# [WORK REQUIRED]
Write out the material exactly, leaving every picture behind.

# [DATA SUPPLIED]
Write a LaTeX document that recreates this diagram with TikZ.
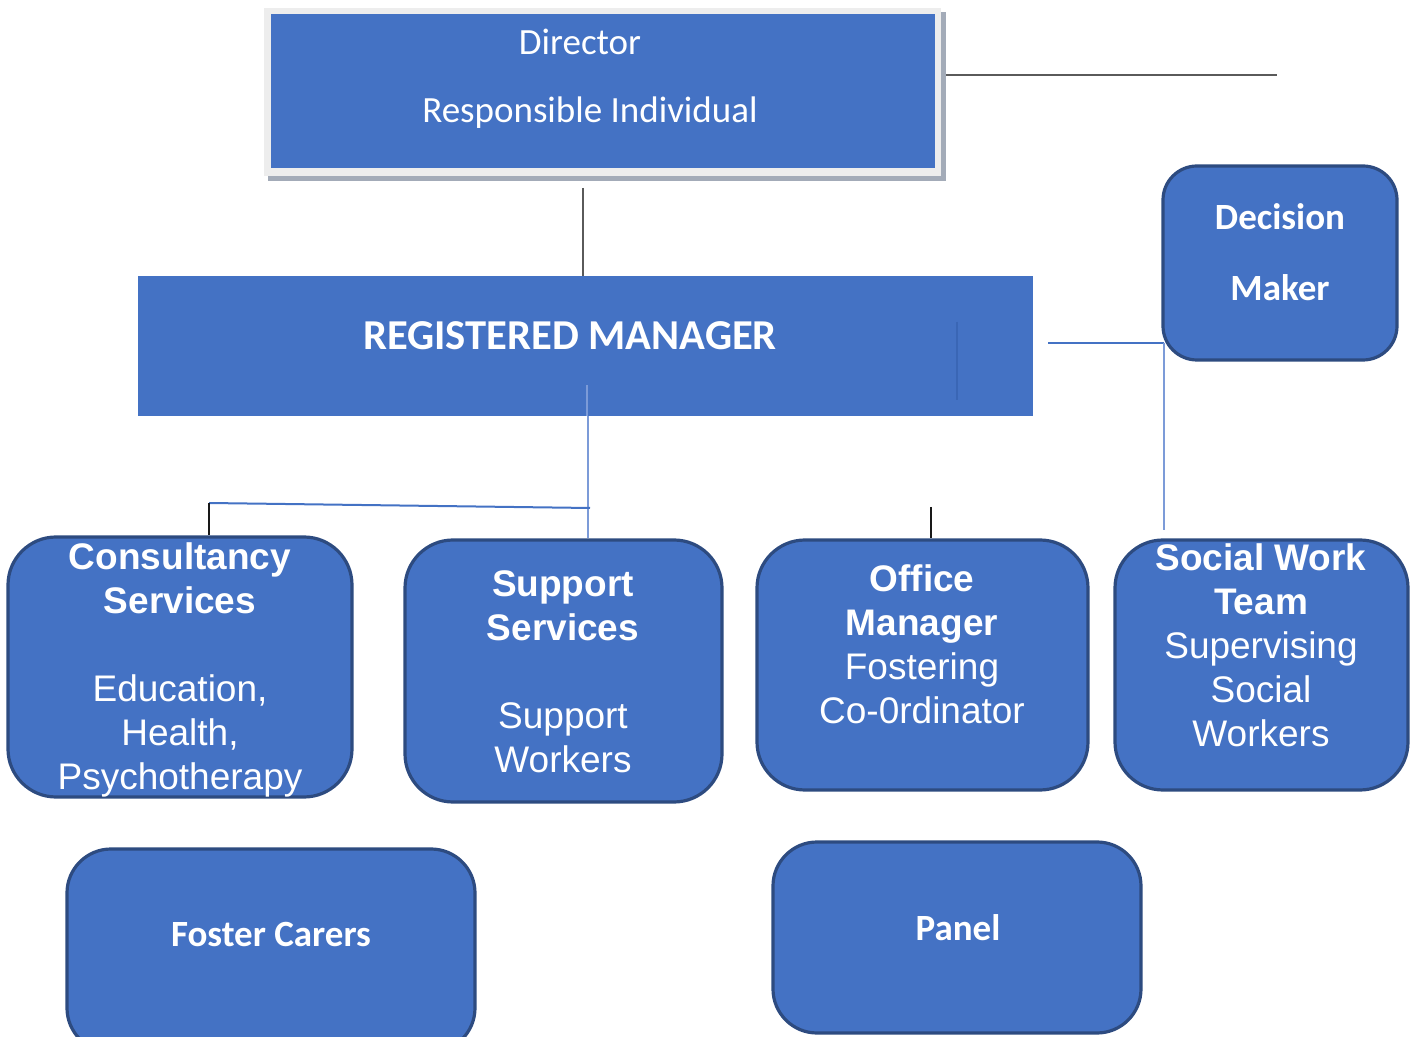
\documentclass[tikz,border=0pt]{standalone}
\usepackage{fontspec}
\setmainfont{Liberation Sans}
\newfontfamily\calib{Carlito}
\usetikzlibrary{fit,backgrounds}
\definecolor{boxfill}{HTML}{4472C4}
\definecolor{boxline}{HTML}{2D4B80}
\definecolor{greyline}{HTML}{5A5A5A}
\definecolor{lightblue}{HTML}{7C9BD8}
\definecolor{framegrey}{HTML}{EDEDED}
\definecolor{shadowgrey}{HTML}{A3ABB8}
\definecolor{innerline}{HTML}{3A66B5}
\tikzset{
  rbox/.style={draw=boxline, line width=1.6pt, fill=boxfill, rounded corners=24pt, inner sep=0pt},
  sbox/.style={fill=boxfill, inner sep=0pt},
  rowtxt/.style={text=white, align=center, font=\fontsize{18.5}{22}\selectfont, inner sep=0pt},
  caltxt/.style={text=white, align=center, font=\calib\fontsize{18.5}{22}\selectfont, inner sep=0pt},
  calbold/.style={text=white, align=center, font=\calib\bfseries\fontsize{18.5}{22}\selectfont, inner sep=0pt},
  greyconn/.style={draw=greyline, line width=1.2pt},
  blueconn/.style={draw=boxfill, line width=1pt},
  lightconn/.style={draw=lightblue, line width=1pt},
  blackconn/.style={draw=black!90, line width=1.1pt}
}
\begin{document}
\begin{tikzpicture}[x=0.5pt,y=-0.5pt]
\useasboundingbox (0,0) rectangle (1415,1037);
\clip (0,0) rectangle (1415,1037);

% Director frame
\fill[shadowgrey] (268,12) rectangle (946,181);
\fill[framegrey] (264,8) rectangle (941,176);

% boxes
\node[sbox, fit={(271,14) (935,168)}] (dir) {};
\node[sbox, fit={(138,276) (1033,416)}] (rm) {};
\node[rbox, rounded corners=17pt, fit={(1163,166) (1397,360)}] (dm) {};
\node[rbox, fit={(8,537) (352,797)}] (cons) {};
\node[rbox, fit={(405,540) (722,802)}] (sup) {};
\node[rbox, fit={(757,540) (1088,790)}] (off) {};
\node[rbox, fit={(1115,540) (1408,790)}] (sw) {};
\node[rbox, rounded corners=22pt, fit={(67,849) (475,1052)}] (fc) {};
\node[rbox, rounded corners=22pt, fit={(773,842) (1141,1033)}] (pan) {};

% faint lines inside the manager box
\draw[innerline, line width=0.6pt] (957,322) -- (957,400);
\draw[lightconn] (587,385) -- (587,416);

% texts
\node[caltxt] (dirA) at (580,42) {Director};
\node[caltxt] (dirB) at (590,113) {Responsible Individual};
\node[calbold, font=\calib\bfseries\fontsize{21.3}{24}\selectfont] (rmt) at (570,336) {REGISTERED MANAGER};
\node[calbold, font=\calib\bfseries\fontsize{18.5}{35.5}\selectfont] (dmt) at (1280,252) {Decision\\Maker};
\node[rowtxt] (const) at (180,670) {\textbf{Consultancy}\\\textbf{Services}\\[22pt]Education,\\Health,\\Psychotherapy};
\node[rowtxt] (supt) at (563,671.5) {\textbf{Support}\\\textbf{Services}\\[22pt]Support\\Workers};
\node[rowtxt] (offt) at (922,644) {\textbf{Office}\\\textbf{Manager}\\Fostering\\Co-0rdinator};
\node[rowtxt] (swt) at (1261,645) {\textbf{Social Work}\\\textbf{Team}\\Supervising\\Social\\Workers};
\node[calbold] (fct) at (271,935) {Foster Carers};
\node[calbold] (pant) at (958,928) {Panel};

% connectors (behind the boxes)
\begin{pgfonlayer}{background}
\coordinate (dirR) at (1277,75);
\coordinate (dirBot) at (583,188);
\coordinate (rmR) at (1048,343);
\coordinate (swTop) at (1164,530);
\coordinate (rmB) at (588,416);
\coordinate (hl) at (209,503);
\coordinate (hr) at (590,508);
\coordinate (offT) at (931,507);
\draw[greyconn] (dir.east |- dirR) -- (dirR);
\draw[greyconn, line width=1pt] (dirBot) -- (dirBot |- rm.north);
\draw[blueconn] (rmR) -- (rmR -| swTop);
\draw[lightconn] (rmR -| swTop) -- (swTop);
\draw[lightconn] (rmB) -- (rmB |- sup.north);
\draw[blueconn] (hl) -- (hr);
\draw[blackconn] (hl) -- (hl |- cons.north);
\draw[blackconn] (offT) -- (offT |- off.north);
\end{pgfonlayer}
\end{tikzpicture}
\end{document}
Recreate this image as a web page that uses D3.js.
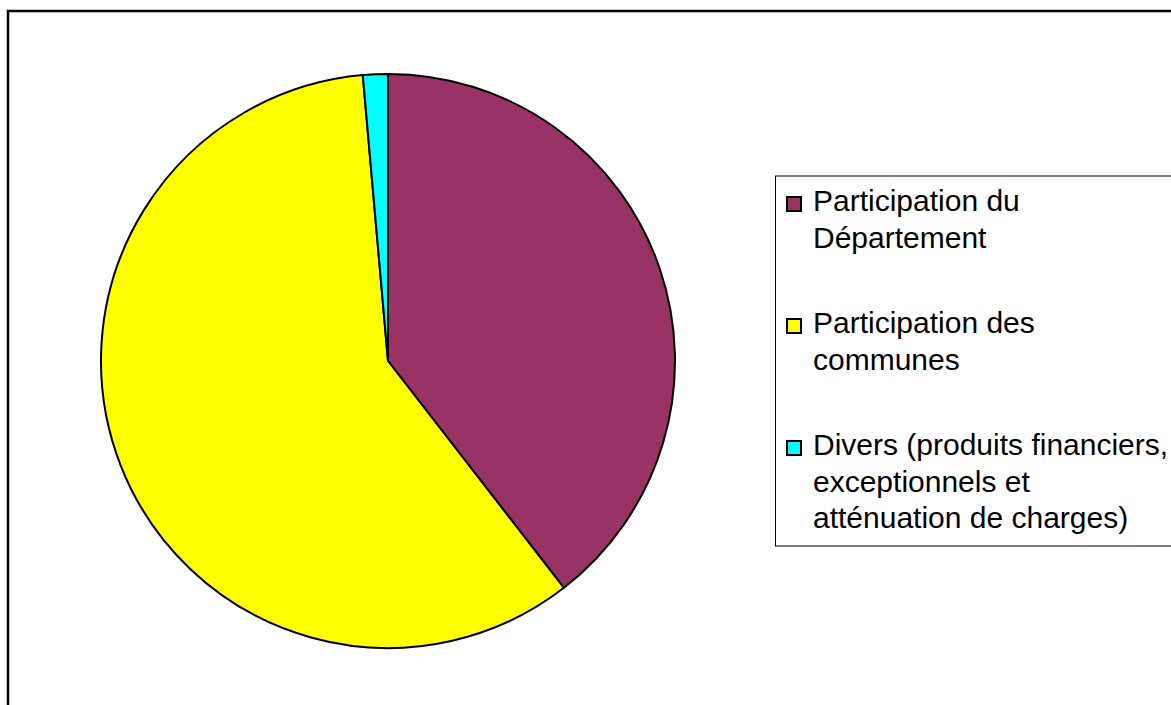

# [SOLUTION]
Write a LaTeX document that recreates this diagram with TikZ.
\documentclass[tikz,border=0pt]{standalone}
\usepackage{fontspec}
\setmainfont{Liberation Sans}
\newfontfamily\calib{Carlito}
\usetikzlibrary{fit,backgrounds}
\definecolor{boxfill}{HTML}{4472C4}
\definecolor{boxline}{HTML}{2D4B80}
\definecolor{greyline}{HTML}{5A5A5A}
\definecolor{lightblue}{HTML}{7C9BD8}
\definecolor{framegrey}{HTML}{EDEDED}
\definecolor{shadowgrey}{HTML}{A3ABB8}
\definecolor{innerline}{HTML}{3A66B5}
\tikzset{
  rbox/.style={draw=boxline, line width=1.6pt, fill=boxfill, rounded corners=24pt, inner sep=0pt},
  sbox/.style={fill=boxfill, inner sep=0pt},
  rowtxt/.style={text=white, align=center, font=\fontsize{18.5}{22}\selectfont, inner sep=0pt},
  caltxt/.style={text=white, align=center, font=\calib\fontsize{18.5}{22}\selectfont, inner sep=0pt},
  calbold/.style={text=white, align=center, font=\calib\bfseries\fontsize{18.5}{22}\selectfont, inner sep=0pt},
  greyconn/.style={draw=greyline, line width=1.2pt},
  blueconn/.style={draw=boxfill, line width=1pt},
  lightconn/.style={draw=lightblue, line width=1pt},
  blackconn/.style={draw=black!90, line width=1.1pt}
}
\begin{document}
\begin{tikzpicture}[x=0.5pt,y=-0.5pt]
\useasboundingbox (0,0) rectangle (1415,1037);
\clip (0,0) rectangle (1415,1037);

% Director frame
\fill[shadowgrey] (268,12) rectangle (946,181);
\fill[framegrey] (264,8) rectangle (941,176);

% boxes
\node[sbox, fit={(271,14) (935,168)}] (dir) {};
\node[sbox, fit={(138,276) (1033,416)}] (rm) {};
\node[rbox, rounded corners=17pt, fit={(1163,166) (1397,360)}] (dm) {};
\node[rbox, fit={(8,537) (352,797)}] (cons) {};
\node[rbox, fit={(405,540) (722,802)}] (sup) {};
\node[rbox, fit={(757,540) (1088,790)}] (off) {};
\node[rbox, fit={(1115,540) (1408,790)}] (sw) {};
\node[rbox, rounded corners=22pt, fit={(67,849) (475,1052)}] (fc) {};
\node[rbox, rounded corners=22pt, fit={(773,842) (1141,1033)}] (pan) {};

% faint lines inside the manager box
\draw[innerline, line width=0.6pt] (957,322) -- (957,400);
\draw[lightconn] (587,385) -- (587,416);

% texts
\node[caltxt] (dirA) at (580,42) {Director};
\node[caltxt] (dirB) at (590,113) {Responsible Individual};
\node[calbold, font=\calib\bfseries\fontsize{21.3}{24}\selectfont] (rmt) at (570,336) {REGISTERED MANAGER};
\node[calbold, font=\calib\bfseries\fontsize{18.5}{35.5}\selectfont] (dmt) at (1280,252) {Decision\\Maker};
\node[rowtxt] (const) at (180,670) {\textbf{Consultancy}\\\textbf{Services}\\[22pt]Education,\\Health,\\Psychotherapy};
\node[rowtxt] (supt) at (563,671.5) {\textbf{Support}\\\textbf{Services}\\[22pt]Support\\Workers};
\node[rowtxt] (offt) at (922,644) {\textbf{Office}\\\textbf{Manager}\\Fostering\\Co-0rdinator};
\node[rowtxt] (swt) at (1261,645) {\textbf{Social Work}\\\textbf{Team}\\Supervising\\Social\\Workers};
\node[calbold] (fct) at (271,935) {Foster Carers};
\node[calbold] (pant) at (958,928) {Panel};

% connectors (behind the boxes)
\begin{pgfonlayer}{background}
\coordinate (dirR) at (1277,75);
\coordinate (dirBot) at (583,188);
\coordinate (rmR) at (1048,343);
\coordinate (swTop) at (1164,530);
\coordinate (rmB) at (588,416);
\coordinate (hl) at (209,503);
\coordinate (hr) at (590,508);
\coordinate (offT) at (931,507);
\draw[greyconn] (dir.east |- dirR) -- (dirR);
\draw[greyconn, line width=1pt] (dirBot) -- (dirBot |- rm.north);
\draw[blueconn] (rmR) -- (rmR -| swTop);
\draw[lightconn] (rmR -| swTop) -- (swTop);
\draw[lightconn] (rmB) -- (rmB |- sup.north);
\draw[blueconn] (hl) -- (hr);
\draw[blackconn] (hl) -- (hl |- cons.north);
\draw[blackconn] (offT) -- (offT |- off.north);
\end{pgfonlayer}
\end{tikzpicture}
\end{document}
Recreate this image as a web page that uses D3.js.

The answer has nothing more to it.